RSTA Carpentry Students Apply Skills at Foundry Building
November 29, 2017
For the first two weeks of November, students in CRLS’ RSTA carpentry program spent every class period at the Foundry site, located in East Cambridge near Kendall Square. At the Foundry building, students got the unique opportunity to use the building as a worksite, applying the skills they’ve learned in class.
A few months ago, the Cambridge Police Department contacted the RSTA program asking it to build “mock-up rooms” in the Foundry building. These full-scale models would be used by the Cambridge Fire Department and Cambridge Police Department when teaching new recruits breaching, as well as search and rescue techniques.
The previously vacant Foundry building is owned by the city of Cambridge and is dedicated to community use. While there were many different ideas and development plans for the building, Cambridge’s fire and police departments decided to create this new training facility for firefighters.
With the help of the two carpentry teachers, Mr. Carey and Mr. Horne, a group of twenty-two students from Level 2 and Level 3 carpentry classes were randomly split up into small groups.
The groups did everything from installing wall partitions to building door panels in the Foundry building. Mr. Horne commented, “We are fortunate enough because all of the Level 2s and 3s can do any of the jobs that they needed to do there and they could handle them all.”

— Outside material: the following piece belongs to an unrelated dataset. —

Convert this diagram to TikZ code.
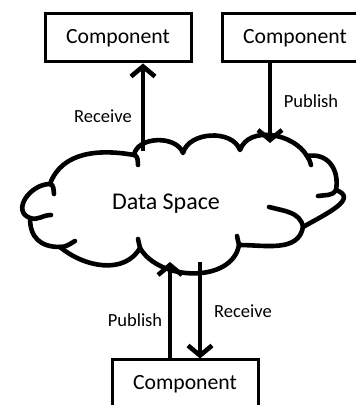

Before the students started working on the project, Mr. Carey designed a blueprint for the students to refer to. Then, on the first day, all of the students got to go in and work together to lay out the floor. From there, they started building the walls. To do this, the CRLS carpentry program collaborated with the Nashoba Valley Technical High School. The Nashoba Valley students built the wall partitions so that the RSTA students could build the interior walls for the training site. CRLS junior Kalkidan Mamo described the experience as “a great hands on activity. It puts you in the real life situation as a carpenter or architect.”
After the project was finished, the Cambridge Police Department and Cambridge Fire Department invited the students back to the building to watch recruits training in the new space. According to Mr. Horne, the Cambridge Police Department and Cambridge Fire Department even said that students might get the chance to try some of the training as well.
Mr. Horne described the experience, saying, “I think the students enjoyed it a lot. They were all smiling, they were working together, everyone was always busy, and no one was goofing off. You could tell they were really engaged in the project, and they all couldn’t wait to go back the next day.”
This piece also appears in our November print edition.